3. Il résulte de l'instruction que l'Union Sportive d'Alfortville Football (USAF) a conclu avec la commune d'Alfortville des conventions d'occupation domaniale lui permettant d'utiliser les installations sportives du Parc des Sports Val de Seine jusqu'au 30 juin 2020. La gestion de ce complexe sportif a été transférée à l'établissement public territorial Grand Paris Sud Est Avenir (GPSEA), qui a informé l'USAF qu'aucune nouvelle convention d'occupation domaniale ne pourrait être signée tant qu'un contrat d'objectifs n'aurait pas été conclu entre l'association et la commune d'Alfortville. Il ressort des échanges de correspondances entre
celle-ci et l'USAF que l'absence de conclusion d'un tel contrat résulte, d'une part, du défaut de transmission de certains documents de l'association à la commune et, d'autre part, d'interrogations de celle-ci sur la situation financière de l'USAF. Par courrier du 14 août 2020, le président du GPSEA a informé le président de l'association que, faute de convention d'occupation domaniale, aucun rassemblement, match, ou entraînement ne pouvait désormais se tenir sur le site du Parc des Sports Val de Seine. Par courrier du 4 septembre suivant, le maire de la commune d'Alfortville a invité le président de l'USAF à se présenter le 8 septembre à 14 heures au Parc des Sports afin de récupérer le matériel de l'association encore présent dans les locaux. Celle-ci a demandé au juge des référés du tribunal administratif de Melun, statuant sur le fondement de l'article L. 521-2 du code de justice administrative, d'une part, de suspendre les décisions du 14 août et du 4 septembre 2020 et, d'autre part, d'enjoindre au GPSEA et à la commune de lui permettre d'accéder aux installations sportives et à son siège social situés au Parc des Sports Val de Seine. Par l'ordonnance attaquée, qui est suffisamment motivée, le juge des référés a rejeté ces demandes.

4. Pour caractériser l'urgence qui s'attache aux mesures qu'elle sollicite du juge des référés, l'USAF fait valoir que les décisions contestées du GPSEA et de la commune d'Alfortville ont un impact très important sur son équilibre financier et sur ses résultats sportifs, de nature à mettre en péril sa survie à terme et la pérennité de son rôle social, en ce que, notamment, elles provoquent le départ de nombreux licenciés et éducateurs, elles privent l'équipe de la possibilité de disputer des matchs " à domicile " et elles risquent d'entraîner sa relégation en division inférieure. Toutefois, ces éléments ne permettent pas de caractériser une situation d'urgence à très bref délai au sens de l'article L. 521-2 du code de justice administrative.

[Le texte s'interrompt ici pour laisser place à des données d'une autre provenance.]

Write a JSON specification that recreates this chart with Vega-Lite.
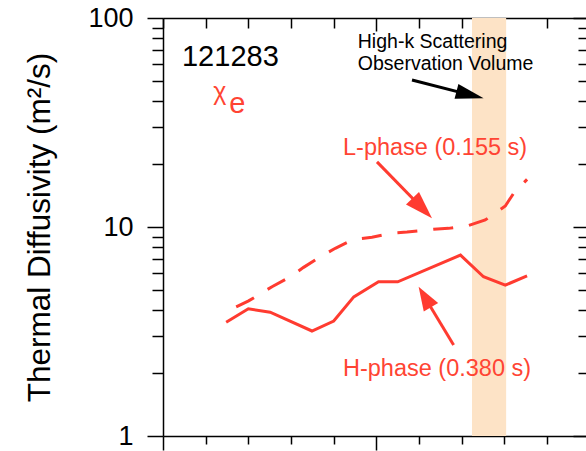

5. Il résulte de ce qui précède, sans qu'il soit besoin de se prononcer sur l'existence d'une atteinte grave et manifestement illégale à une liberté publique, que la condition d'urgence n'est pas satisfaite. Il y a lieu, par suite, de rejeter la requête de l'USAF, y compris les conclusions présentées au titre de l'article L. 761-1 du code de justice administrative, selon la procédure prévue par l'article L. 522-3 du même code.




O R D O N N E :
------------------
Article 1er : La requête de l'Union sportive d'Alfortville football est rejetée.
Article 2 : La présente ordonnance sera notifiée à l'Union sportive d'Alfortville football, à la commune d'Alfortville et à l'établissement public territorial Grand Paris Sud Est Avenir.